Sutherland had the anthology of baseball poetry we’d sent to him on his desk, baseball being his only other passion outside of acting. Veteran of nearly a hundred movies by that time, he’d recently stunned audiences with his performance in Ordinary People. Did I dare to mention my brush with Real People? All I remember of the business part of that first hour was the way he quoted Auden while skating his long fingers over his desk – not as an arpeggio of show-offy emphasis but unconsciously following the cadence. I was impressed. He needn’t have auditioned – if that’s what it was – because we were barely paying scale. He called in his manager, they thought something could be done, and he suggested lunch. After arguing with his manager about what car to take, he appeared outside his office at the wheel of a beautiful white convertible. The manager held the door for me, I got in – and we drove across the street. Ah, Hollywood.

We must’ve eaten something. I must have talked about my time in Sudan, translating Nuer song, because he told me a story about a peace corps worker who was summarily hanged by Afghanis after she accidentally killed a child. I included the incident in my first novel Cannibal. I also must’ve told him about my brief stint as McGill’s rare manuscript curator because we visited a rare book dealer after lunch. He was a good listener. With that talent – rare in men – and those huge, expressive eyes and bourbon-honeyed voice, that hitch in his posture that remembered the polio he’d suffered as a child, and height – what other Hollywood actor is tall?  – well, I was mesmerized. We stood in the stacks and slid out books and exclaimed over titles, but only he made a purchase. The dealer said he’d drop it off at his house. Actors do not carry parcels.

So what if actors can memorize? Poets memorize too. Nobel prize-winner Derek Walcott insisted his students recite long classic works from memory, as well as their own. The act of memorization draws the words tight to the mind because the struggle to bring them out causes a rich associative rush. But few poets can recite their poems well, memorized or not. With Sutherland it was as if he had just thought up an intricate rhyme scheme using a lot of assonance and linguistically interesting words with just enough narrative thrown in to break your heart. I’m sure he could do plummy but when he was just quoting something contemporary, it sounded like his own. We shook hands after our four-hour meeting, and he assured me we’d talk more.

We didn’t. The series was not hosted by Sutherland or anyone else.
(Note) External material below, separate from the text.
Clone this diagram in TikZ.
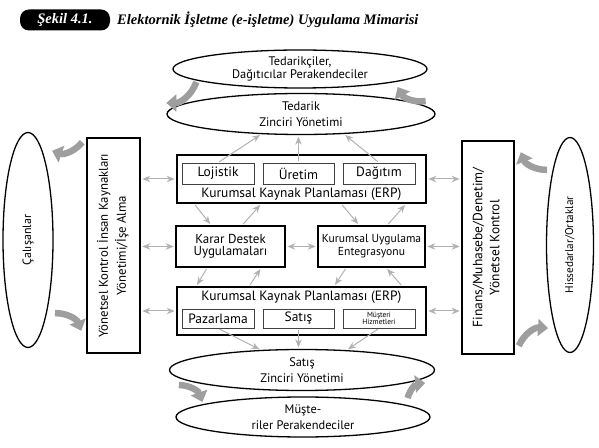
\documentclass[tikz,border=0pt]{standalone}
\usepackage{fontspec}
\usepackage{graphicx}
\setmainfont{PT Sans}
\newfontfamily\titlefont{Liberation Serif}
\usetikzlibrary{arrows.meta,shapes.geometric}

\begin{document}
\begin{tikzpicture}[x=1pt,y=1pt,
    font=\fontsize{13.5}{15}\selectfont,
    bigbox/.style={draw,line width=1.6pt,inner sep=0pt,align=center},
    subbox/.style={draw=black!75,line width=0.8pt,minimum width=72pt,minimum height=21pt,inner sep=0pt},
    oval/.style={ellipse,draw,line width=1.3pt,inner sep=0pt,align=center},
    link/.style={draw=black!30,line width=1pt,-{Stealth[length=8pt,width=6.5pt]},shorten >=1.5pt,shorten <=1.5pt},
    dlink/.style={link,{Stealth[length=8pt,width=6.5pt]}-{Stealth[length=8pt,width=6.5pt]}},
    loopflow/.style={draw=black!38,line width=6.5pt,-{Triangle[length=10pt,width=17pt]},bend left=35}]
  \useasboundingbox (0,0) rectangle (599,447);

  % title
  \node[fill=black,rounded corners=9pt,text=white,minimum width=90pt,minimum height=21pt,inner sep=0pt,
        font=\titlefont\bfseries\itshape\fontsize{14.5}{16}\selectfont] (badge) at (65,427) {Şekil 4.1.};
  \node[anchor=west,inner sep=0pt,font=\titlefont\bfseries\itshape\fontsize{14.5}{16}\selectfont] (title) at (117,427)
    {Elektornik İşletme (e-işletme) Uygulama Mimarisi};

  % supply side
  \node[oval,minimum width=254pt,minimum height=38pt,font=\fontsize{12.4}{13}\selectfont] (tedarikci) at (300,378)
    {Tedarikçiler,\\Dağıtıcılar Perakendeciler};
  \node[oval,minimum width=268pt,minimum height=41pt,font=\fontsize{12.4}{16}\selectfont] (tedarik) at (301,333)
    {Tedarik\\Zinciri Yönetimi};

  % side columns
  \node[oval,minimum width=50pt,minimum height=215pt,font=\fontsize{12}{12}\selectfont] (calisan) at (28,207)
    {\rotatebox{90}{Çalışanlar}};
  \node[bigbox,minimum width=53pt,minimum height=215pt,font=\fontsize{12.8}{14}\selectfont] (ik) at (113.5,201.5)
    {\rotatebox{90}{\begin{tabular}{@{}c@{}}Yönetsel Kontrol İnsan Kaynakları\\[3pt]Yönetimi/İşe Alma\end{tabular}}};
  \node[bigbox,minimum width=52pt,minimum height=213pt,font=\fontsize{13.5}{14}\selectfont] (finans) at (488,199.5)
    {\rotatebox{90}{\begin{tabular}{@{}c@{}}Finans/Muhasebe/Denetim/\\[3pt]Yönetsel Kontrol\end{tabular}}};
  \node[oval,minimum width=47pt,minimum height=215pt,font=\fontsize{11.2}{12}\selectfont] (hissedar) at (570,202)
    {\rotatebox{90}{Hissedarlar/Ortaklar}};

  % ERP top
  \node[bigbox,minimum width=249pt,minimum height=48pt] (erpTop) at (301.5,268) {};
  \node[subbox] (lojistik) at (218,273.5) {Lojistik};
  \node[subbox,minimum width=71pt] (uretim) at (298.5,273.5) {Üretim};
  \node[subbox] (dagitim) at (379,273.5) {Dağıtım};
  \node (erpTopLabel) at (301.5,252.5) {Kurumsal Kaynak Planlaması (ERP)};

  % middle
  \node[bigbox,minimum width=109pt,minimum height=41pt,font=\fontsize{13}{12}\selectfont] (karar) at (230.5,200.5)
    {Karar Destek\\Uygulamaları};
  \node[bigbox,minimum width=107pt,minimum height=41pt,font=\fontsize{11.6}{13}\selectfont] (kua) at (371.5,200.5)
    {Kurumsal Uygulama\\Entegrasyonu};

  % ERP bottom
  \node[bigbox,minimum width=249pt,minimum height=48pt] (erpBot) at (301.5,136) {};
  \node (erpBotLabel) at (301.5,150) {Kurumsal Kaynak Planlaması (ERP)};
  \node[subbox,minimum height=19pt] (pazarlama) at (218,128.5) {Pazarlama};
  \node[subbox,minimum width=71pt,minimum height=19pt] (satisbox) at (298.5,128.5) {Satış};
  \node[subbox,minimum height=19pt,align=center,font=\fontsize{7.5}{7}\selectfont] (hizmet) at (379,128.5)
    {Müşteri\\Hizmetleri};

  % demand side
  \node[oval,minimum width=265pt,minimum height=41pt,font=\fontsize{12.4}{16}\selectfont] (satis) at (302,77)
    {Satış\\Zinciri Yönetimi};
  \node[oval,minimum width=254pt,minimum height=40pt,font=\fontsize{12.4}{16}\selectfont] (musteri) at (303,30)
    {Müşte-\\riler Perakendeciler};

  % thin links
  \draw[link] (lojistik.north) -- (tedarik.207);
  \draw[link] (uretim.north) -- (uretim.north |- tedarik.south);
  \draw[link] (dagitim.north) -- (tedarik.-25);
  \draw[dlink] (ik.east |- erpTop) -- (erpTop.west);
  \draw[dlink] (ik.east |- karar) -- (karar.west);
  \draw[dlink] (ik.east |- erpBot) -- (erpBot.west);
  \draw[dlink] (karar.east) -- (kua.west);
  \draw[dlink] (kua.east) -- (finans.west |- kua);
  \draw[dlink] (erpTop.east) -- (finans.west |- erpTop);
  \draw[dlink] (erpBot.east) -- (finans.west |- erpBot);
  \draw[link] ([xshift=18pt]erpTop.south west) -- ([xshift=36pt]karar.north west);
  \draw[link] ([xshift=67pt]karar.north west) -- ([xshift=85pt]erpTop.south west);
  \draw[link] ([xshift=165pt]erpTop.south west) -- ([xshift=42pt]kua.north west);
  \draw[link] ([xshift=70pt]kua.north west) -- ([xshift=230pt]erpTop.south west);
  \draw[link] ([xshift=32pt]karar.south west) -- ([xshift=20pt]erpBot.north west);
  \draw[link] ([xshift=73pt]erpBot.north west) -- ([xshift=86pt]karar.south west);
  \draw[link] ([xshift=29pt]kua.south west) -- ([xshift=158pt]erpBot.north west);
  \draw[link] ([xshift=226pt]erpBot.north west) -- ([xshift=69pt]kua.south west);
  \draw[link] (pazarlama.south) -- (satis.154);
  \draw[link] (satisbox.south) -- (satisbox.south |- satis.north);
  \draw[link] (hizmet.south) -- (satis.24);

  % big flow arrows
  \draw[loopflow] ([xshift=24pt,yshift=-13pt]tedarikci.west) to ([yshift=11pt]tedarik.west);
  \draw[loopflow] ([xshift=-10pt,yshift=13pt]tedarik.east) to ([xshift=-30pt,yshift=-18pt]tedarikci.east);
  \draw[loopflow] ([xshift=-4pt,yshift=-5pt]ik.north west) to ([xshift=24pt,yshift=-19pt]calisan.north);
  \draw[loopflow] ([xshift=27pt,yshift=35pt]calisan.south) to ([xshift=-5pt,yshift=23pt]ik.south west);
  \draw[loopflow] ([xshift=-23pt,yshift=-33pt]hissedar.north) to ([xshift=6pt,yshift=-12pt]finans.north east);
  \draw[loopflow] ([xshift=4pt,yshift=9pt]finans.south east) to ([xshift=-22pt,yshift=25pt]hissedar.south);
  \draw[loopflow] ([xshift=10pt,yshift=-15pt]satis.west) to ([xshift=27pt,yshift=15pt]musteri.west);
  \draw[loopflow] ([xshift=-23pt,yshift=19pt]musteri.east) to ([xshift=-10pt,yshift=-13pt]satis.east);
\end{tikzpicture}
\end{document}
The executive director hadn’t expected me to succeed, and then he was faced with the deal. Did the Harvard critic Helen Vendler, one of our advisors, object? She so feared the audience would conflate the actor with the poet that she insisted I insert a scene in the pilot of him putting on Whitman’s wig. Sutherland’s presence in the series might have eclipsed the onscreen live poets, although Galway Kinnell, Derek Walcott, Robert Hass. Allen Ginsburg and Phil Levine put on quite a show themselves. Still, it was a terrible shame he wasn’t the host. His profound enthusiasm celebrated a case for poetry outside the world of letters, where the series most wanted to reach,  and now he is dead and I am platinum for real.

I ran into Donald Sutherland one more time. In Victoria BC where I live half the year, we bought a boat from a man who’d worked as his double when Sutherland carried the torch for the Olympics in Vancouver. As gangly as the actor, Graham’s resemblance, particularly in the face, was quite remarkable: sharp blue eyes and white beard – and so was his recitation of Shakespeare. An English descendant of fishermen and those who brought their boats to Dunkirk, he had ranched for thirty years in Alberta before he settled beside the waters of Victoria. A wonderful man, said Graham. They went for a walk together.